— What to produce —
Make an exact transcription of the material, leaving out all images.

— Source material —
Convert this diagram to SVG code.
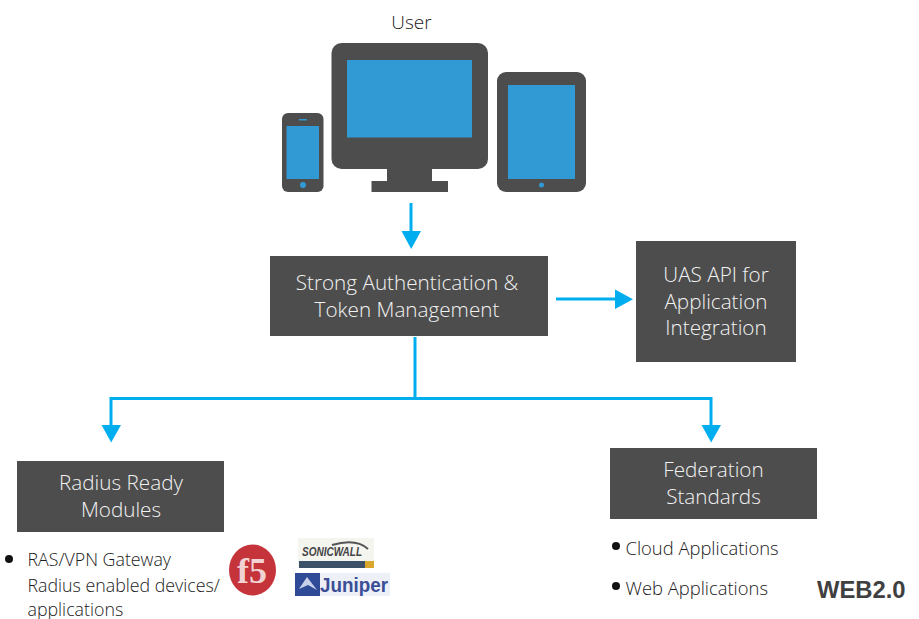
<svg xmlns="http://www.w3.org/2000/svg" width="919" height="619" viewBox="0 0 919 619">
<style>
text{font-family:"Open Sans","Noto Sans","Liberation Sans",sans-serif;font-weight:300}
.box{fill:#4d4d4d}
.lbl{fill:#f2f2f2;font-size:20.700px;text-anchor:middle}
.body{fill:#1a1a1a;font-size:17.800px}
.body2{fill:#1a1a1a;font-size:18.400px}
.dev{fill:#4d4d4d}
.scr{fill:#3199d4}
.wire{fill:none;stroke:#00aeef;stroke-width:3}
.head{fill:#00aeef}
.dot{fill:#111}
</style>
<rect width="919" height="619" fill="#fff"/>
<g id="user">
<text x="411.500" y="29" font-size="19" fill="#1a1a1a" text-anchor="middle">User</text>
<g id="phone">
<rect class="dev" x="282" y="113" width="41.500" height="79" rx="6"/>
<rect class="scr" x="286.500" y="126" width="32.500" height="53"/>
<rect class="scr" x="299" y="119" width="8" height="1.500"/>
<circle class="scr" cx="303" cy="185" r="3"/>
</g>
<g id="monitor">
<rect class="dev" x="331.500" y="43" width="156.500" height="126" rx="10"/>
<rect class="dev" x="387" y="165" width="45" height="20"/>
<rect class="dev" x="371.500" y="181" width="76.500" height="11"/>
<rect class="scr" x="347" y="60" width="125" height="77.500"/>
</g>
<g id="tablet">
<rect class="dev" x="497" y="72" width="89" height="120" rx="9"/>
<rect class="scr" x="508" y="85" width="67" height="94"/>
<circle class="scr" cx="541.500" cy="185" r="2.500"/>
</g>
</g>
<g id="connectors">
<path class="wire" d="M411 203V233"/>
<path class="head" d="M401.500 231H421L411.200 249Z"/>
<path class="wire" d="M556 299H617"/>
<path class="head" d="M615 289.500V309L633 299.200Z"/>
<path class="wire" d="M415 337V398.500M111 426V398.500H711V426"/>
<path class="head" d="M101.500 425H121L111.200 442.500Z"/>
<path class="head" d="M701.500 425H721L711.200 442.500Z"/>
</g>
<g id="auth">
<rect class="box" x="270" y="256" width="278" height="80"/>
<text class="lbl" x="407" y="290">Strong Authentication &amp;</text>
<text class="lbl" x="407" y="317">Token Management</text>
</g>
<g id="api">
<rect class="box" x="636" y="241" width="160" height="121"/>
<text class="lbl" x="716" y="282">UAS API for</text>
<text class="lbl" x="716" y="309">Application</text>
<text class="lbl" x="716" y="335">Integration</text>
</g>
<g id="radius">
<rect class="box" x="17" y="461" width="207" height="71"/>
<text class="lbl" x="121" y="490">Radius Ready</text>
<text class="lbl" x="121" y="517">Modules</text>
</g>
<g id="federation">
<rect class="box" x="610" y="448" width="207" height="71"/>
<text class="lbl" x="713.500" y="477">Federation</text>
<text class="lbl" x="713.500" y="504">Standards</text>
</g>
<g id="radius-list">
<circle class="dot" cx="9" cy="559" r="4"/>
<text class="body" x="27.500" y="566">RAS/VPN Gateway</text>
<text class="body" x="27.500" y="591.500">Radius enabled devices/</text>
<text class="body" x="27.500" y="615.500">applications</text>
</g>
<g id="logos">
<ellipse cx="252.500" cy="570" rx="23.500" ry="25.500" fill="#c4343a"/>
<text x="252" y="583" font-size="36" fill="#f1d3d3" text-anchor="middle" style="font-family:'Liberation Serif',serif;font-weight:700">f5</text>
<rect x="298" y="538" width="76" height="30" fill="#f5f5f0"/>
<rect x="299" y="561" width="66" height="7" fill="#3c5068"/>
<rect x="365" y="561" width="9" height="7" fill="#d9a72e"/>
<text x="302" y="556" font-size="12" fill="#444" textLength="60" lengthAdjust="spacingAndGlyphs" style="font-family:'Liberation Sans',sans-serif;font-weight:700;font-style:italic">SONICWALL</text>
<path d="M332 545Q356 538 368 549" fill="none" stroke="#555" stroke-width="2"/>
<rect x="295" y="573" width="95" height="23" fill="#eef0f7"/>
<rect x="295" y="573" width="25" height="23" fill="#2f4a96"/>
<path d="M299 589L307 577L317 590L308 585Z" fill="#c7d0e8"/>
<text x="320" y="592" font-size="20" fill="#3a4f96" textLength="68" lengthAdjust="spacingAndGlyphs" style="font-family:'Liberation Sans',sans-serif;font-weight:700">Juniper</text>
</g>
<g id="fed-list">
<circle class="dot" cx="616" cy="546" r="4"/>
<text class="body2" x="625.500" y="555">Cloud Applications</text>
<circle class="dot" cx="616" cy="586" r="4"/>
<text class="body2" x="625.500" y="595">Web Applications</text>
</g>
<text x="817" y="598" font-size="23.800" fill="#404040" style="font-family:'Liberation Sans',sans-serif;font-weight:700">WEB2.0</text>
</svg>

— Worked answer —
Convert this diagram to SVG code.
<svg xmlns="http://www.w3.org/2000/svg" width="919" height="619" viewBox="0 0 919 619">
<style>
text{font-family:"Open Sans","Noto Sans","Liberation Sans",sans-serif;font-weight:300}
.box{fill:#4d4d4d}
.lbl{fill:#f2f2f2;font-size:20.700px;text-anchor:middle}
.body{fill:#1a1a1a;font-size:17.800px}
.body2{fill:#1a1a1a;font-size:18.400px}
.dev{fill:#4d4d4d}
.scr{fill:#3199d4}
.wire{fill:none;stroke:#00aeef;stroke-width:3}
.head{fill:#00aeef}
.dot{fill:#111}
</style>
<rect width="919" height="619" fill="#fff"/>
<g id="user">
<text x="411.500" y="29" font-size="19" fill="#1a1a1a" text-anchor="middle">User</text>
<g id="phone">
<rect class="dev" x="282" y="113" width="41.500" height="79" rx="6"/>
<rect class="scr" x="286.500" y="126" width="32.500" height="53"/>
<rect class="scr" x="299" y="119" width="8" height="1.500"/>
<circle class="scr" cx="303" cy="185" r="3"/>
</g>
<g id="monitor">
<rect class="dev" x="331.500" y="43" width="156.500" height="126" rx="10"/>
<rect class="dev" x="387" y="165" width="45" height="20"/>
<rect class="dev" x="371.500" y="181" width="76.500" height="11"/>
<rect class="scr" x="347" y="60" width="125" height="77.500"/>
</g>
<g id="tablet">
<rect class="dev" x="497" y="72" width="89" height="120" rx="9"/>
<rect class="scr" x="508" y="85" width="67" height="94"/>
<circle class="scr" cx="541.500" cy="185" r="2.500"/>
</g>
</g>
<g id="connectors">
<path class="wire" d="M411 203V233"/>
<path class="head" d="M401.500 231H421L411.200 249Z"/>
<path class="wire" d="M556 299H617"/>
<path class="head" d="M615 289.500V309L633 299.200Z"/>
<path class="wire" d="M415 337V398.500M111 426V398.500H711V426"/>
<path class="head" d="M101.500 425H121L111.200 442.500Z"/>
<path class="head" d="M701.500 425H721L711.200 442.500Z"/>
</g>
<g id="auth">
<rect class="box" x="270" y="256" width="278" height="80"/>
<text class="lbl" x="407" y="290">Strong Authentication &amp;</text>
<text class="lbl" x="407" y="317">Token Management</text>
</g>
<g id="api">
<rect class="box" x="636" y="241" width="160" height="121"/>
<text class="lbl" x="716" y="282">UAS API for</text>
<text class="lbl" x="716" y="309">Application</text>
<text class="lbl" x="716" y="335">Integration</text>
</g>
<g id="radius">
<rect class="box" x="17" y="461" width="207" height="71"/>
<text class="lbl" x="121" y="490">Radius Ready</text>
<text class="lbl" x="121" y="517">Modules</text>
</g>
<g id="federation">
<rect class="box" x="610" y="448" width="207" height="71"/>
<text class="lbl" x="713.500" y="477">Federation</text>
<text class="lbl" x="713.500" y="504">Standards</text>
</g>
<g id="radius-list">
<circle class="dot" cx="9" cy="559" r="4"/>
<text class="body" x="27.500" y="566">RAS/VPN Gateway</text>
<text class="body" x="27.500" y="591.500">Radius enabled devices/</text>
<text class="body" x="27.500" y="615.500">applications</text>
</g>
<g id="logos">
<ellipse cx="252.500" cy="570" rx="23.500" ry="25.500" fill="#c4343a"/>
<text x="252" y="583" font-size="36" fill="#f1d3d3" text-anchor="middle" style="font-family:'Liberation Serif',serif;font-weight:700">f5</text>
<rect x="298" y="538" width="76" height="30" fill="#f5f5f0"/>
<rect x="299" y="561" width="66" height="7" fill="#3c5068"/>
<rect x="365" y="561" width="9" height="7" fill="#d9a72e"/>
<text x="302" y="556" font-size="12" fill="#444" textLength="60" lengthAdjust="spacingAndGlyphs" style="font-family:'Liberation Sans',sans-serif;font-weight:700;font-style:italic">SONICWALL</text>
<path d="M332 545Q356 538 368 549" fill="none" stroke="#555" stroke-width="2"/>
<rect x="295" y="573" width="95" height="23" fill="#eef0f7"/>
<rect x="295" y="573" width="25" height="23" fill="#2f4a96"/>
<path d="M299 589L307 577L317 590L308 585Z" fill="#c7d0e8"/>
<text x="320" y="592" font-size="20" fill="#3a4f96" textLength="68" lengthAdjust="spacingAndGlyphs" style="font-family:'Liberation Sans',sans-serif;font-weight:700">Juniper</text>
</g>
<g id="fed-list">
<circle class="dot" cx="616" cy="546" r="4"/>
<text class="body2" x="625.500" y="555">Cloud Applications</text>
<circle class="dot" cx="616" cy="586" r="4"/>
<text class="body2" x="625.500" y="595">Web Applications</text>
</g>
<text x="817" y="598" font-size="23.800" fill="#404040" style="font-family:'Liberation Sans',sans-serif;font-weight:700">WEB2.0</text>
</svg>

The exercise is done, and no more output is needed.